Well I have a few photographer friends that I look to as mentors. But more living legends than those that you may typically hear about. Ryan Muirhead has been a huge influence in my creative journey. My work looks nothing like his, nor have I ever intended to imitate his style, but his work creatively inspires and charges me so much that I constantly look at his stuff to keep my creative juices flowing. The same with Mitchel Issel. That guy’s work is unreal as well, and incredibly inspiring to me. Again my work doesn’t really show reflection of his style either, but his work just makes me want to get out there and keep coming up with new ideas. Jon Canlas has been a teacher and mentor and very influential on me as a photographer as well as a business person. I have learned so much from him and am grateful for the wealth of information that I have gained from his teaching and guidance. And to throw down one of the more commercial names, if you will, Patrick Demarchelier. I have admired his work for almost 17 years. He is a master of using studio light and creative incredibly emotive portraits.

(9) What advice would you give to someone just getting into instant photography?

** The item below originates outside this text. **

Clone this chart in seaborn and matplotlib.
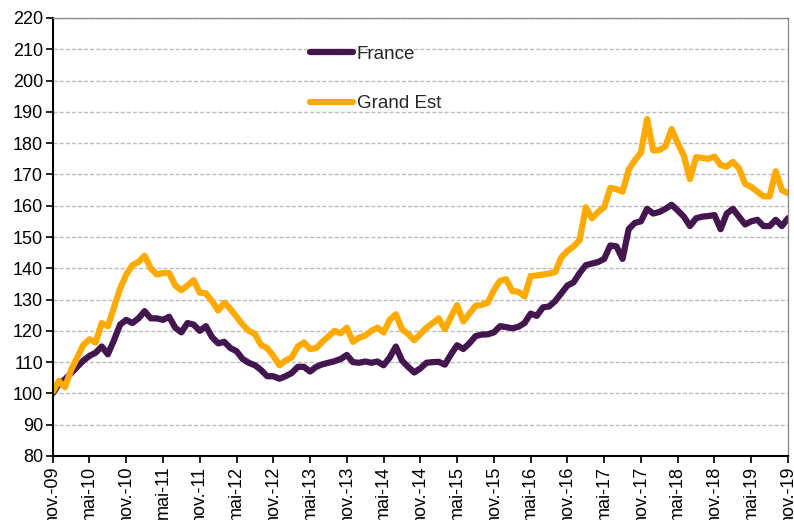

I would say to do as much homework (exposure, use of the camera, settings, light, etc) that you can before you start shooting since it can be an expensive lesson in trial and error, but then DO IT. Do your homework, then go try it, then when you have it down, trust yourself and make your images what you want them to be. Be creative.

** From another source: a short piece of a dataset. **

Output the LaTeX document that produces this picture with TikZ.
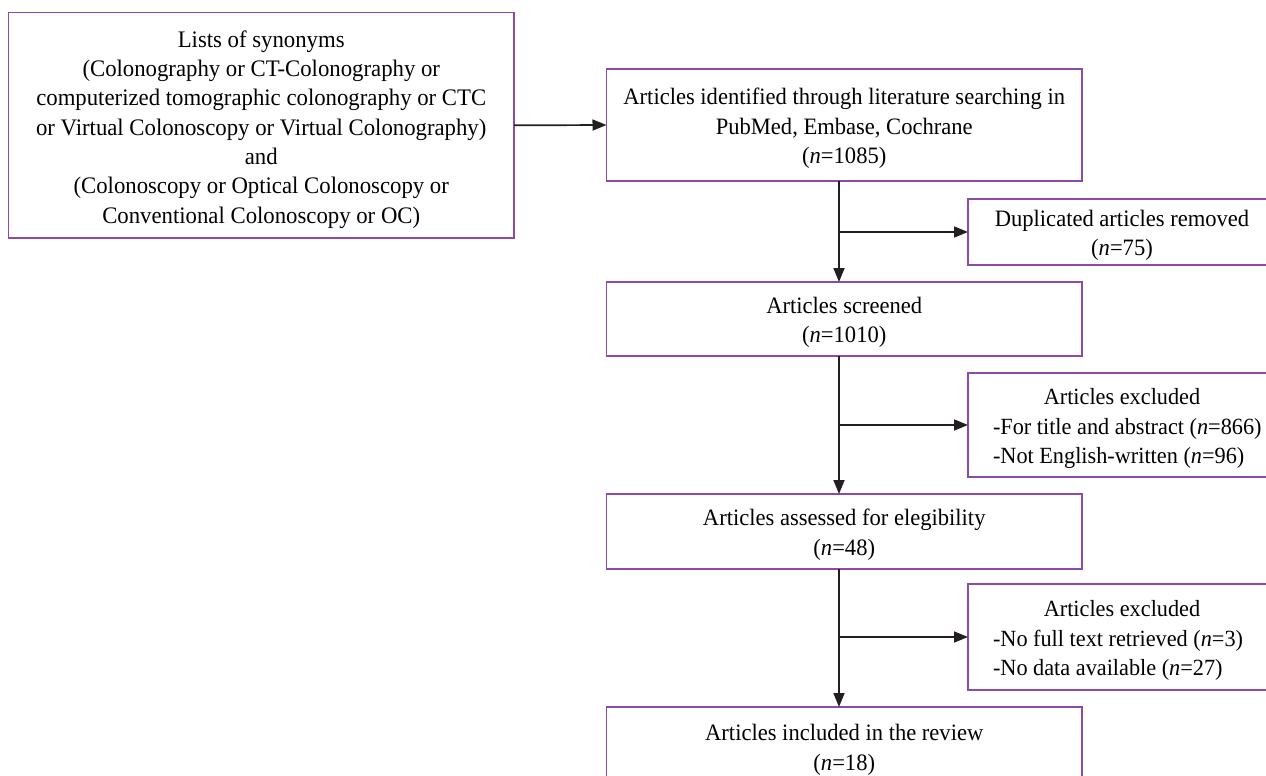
\documentclass[tikz,border=0pt]{standalone}
\usepackage{fontspec}
\setmainfont{Liberation Serif}[FakeStretch=0.96]
\usetikzlibrary{arrows.meta}
\definecolor{boxpurple}{RGB}{140,75,170}
\definecolor{arrowgray}{RGB}{35,31,32}
\newcommand\boxfs{\fontsize{23.5}{29.6}\selectfont}
\newcommand\sidefs{\fontsize{23.2}{29.6}\selectfont}
\newcommand\leftfs{\fontsize{23.7}{29.3}\selectfont}
\newcommand\sideC[1]{\makebox[258pt][c]{#1}}
\newcommand\sideL[1]{\makebox[258pt][l]{#1}}
\tikzset{
  flowbox/.style={draw=boxpurple, line width=1.5pt, inner sep=0pt, outer sep=0pt},
  flowtext/.style={inner sep=0pt, outer sep=0pt, align=center, font=\boxfs, text=black},
  flowarrow/.style={draw=arrowgray, line width=1.7pt, -{Triangle[length=14pt,width=11pt]}},
}
\begin{document}
\begin{tikzpicture}[x=1pt,y=-1pt]
\useasboundingbox (0,0) rectangle (1266,776);
% boxes
\node[flowbox, minimum width=505.5, minimum height=225.3] (left) at (261.25,125.35) {};
\node[flowbox, minimum width=475.5, minimum height=112] (b1) at (844.25,125) {};
\node[flowbox, minimum width=308, minimum height=66] (s1) at (1122,232) {};
\node[flowbox, minimum width=475.5, minimum height=74] (b2) at (844.25,319) {};
\node[flowbox, minimum width=308, minimum height=104] (s2) at (1122,425) {};
\node[flowbox, minimum width=475.5, minimum height=75] (b3) at (844.25,531.5) {};
\node[flowbox, minimum width=308, minimum height=106] (s3) at (1122,637) {};
\node[flowbox, minimum width=475.5, minimum height=79] (b4) at (844.25,746.5) {};
% texts
\node[flowtext, font=\leftfs] (leftt) at ([yshift=-4pt]left.center)
  {Lists of synonyms\\(Colonography or CT-Colonography or\\computerized tomographic colonography or CTC\\or Virtual Colonoscopy or Virtual Colonography)\\and\\(Colonoscopy or Optical Colonoscopy or\\Conventional Colonoscopy or OC)};
\node[flowtext] (b1t) at ([yshift=-3.5pt]b1.center)
  {Articles identified through literature searching in\\PubMed, Embase, Cochrane\\(\textit{n}=1085)};
\node[flowtext] (s1t) at ([yshift=-3.5pt]s1.center)
  {Duplicated articles removed\\(\textit{n}=75)};
\node[flowtext] (b2t) at ([yshift=-3.5pt]b2.center)
  {Articles screened\\(\textit{n}=1010)};
\node[flowtext, font=\sidefs, align=left] (s2t) at ([yshift=-3.5pt]s2.center)
  {\sideC{Articles excluded}\\\sideL{-For title and abstract (\textit{n}=866)}\\\sideL{-Not English-written (\textit{n}=96)}};
\node[flowtext] (b3t) at ([yshift=-3.5pt]b3.center)
  {Articles assessed for elegibility\\(\textit{n}=48)};
\node[flowtext, font=\sidefs, align=left] (s3t) at ([yshift=-3.5pt]s3.center)
  {\sideC{Articles excluded}\\\sideL{-No full text retrieved (\textit{n}=3)}\\\sideL{-No data available (\textit{n}=27)}};
\node[flowtext] (b4t) at ([yshift=-3.5pt]b4.center)
  {Articles included in the review\\(\textit{n}=18)};
% connectors
\coordinate (vx) at (839,0);
\draw[flowarrow] (left.east) -- (b1.west);
\draw[flowarrow] (b1.south -| vx) -- (b2.north -| vx);
\draw[flowarrow] (vx |- s1.west) -- (s1.west);
\draw[flowarrow] (b2.south -| vx) -- (b3.north -| vx);
\draw[flowarrow] (vx |- s2.west) -- (s2.west);
\draw[flowarrow] (b3.south -| vx) -- (b4.north -| vx);
\draw[flowarrow] (vx |- s3.west) -- (s3.west);
\end{tikzpicture}
\end{document}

(10) Where do you draw inspiration from? Do you wait for it to find you, or actively seek it?

I am open to EVERYTHING for inspiration. Whether it be watching a movie, looking through a magazine, walking downtown in my hometown of York, PA, going to a store that has a window display that I like, or an old factory that is decaying. I absorb inspiration like a sponge and then add other ingredients and bam I am inspired to do a project. It really is just absorbing life around me and seeing beauty in everything. That sounds cheesy but it’s true. There is something amazing in EVERYTHING around us. The question is, can you see it or not?

Comments

  1. Talented photographer 😀

  2. I really love those final 3 images, they are AMAZING!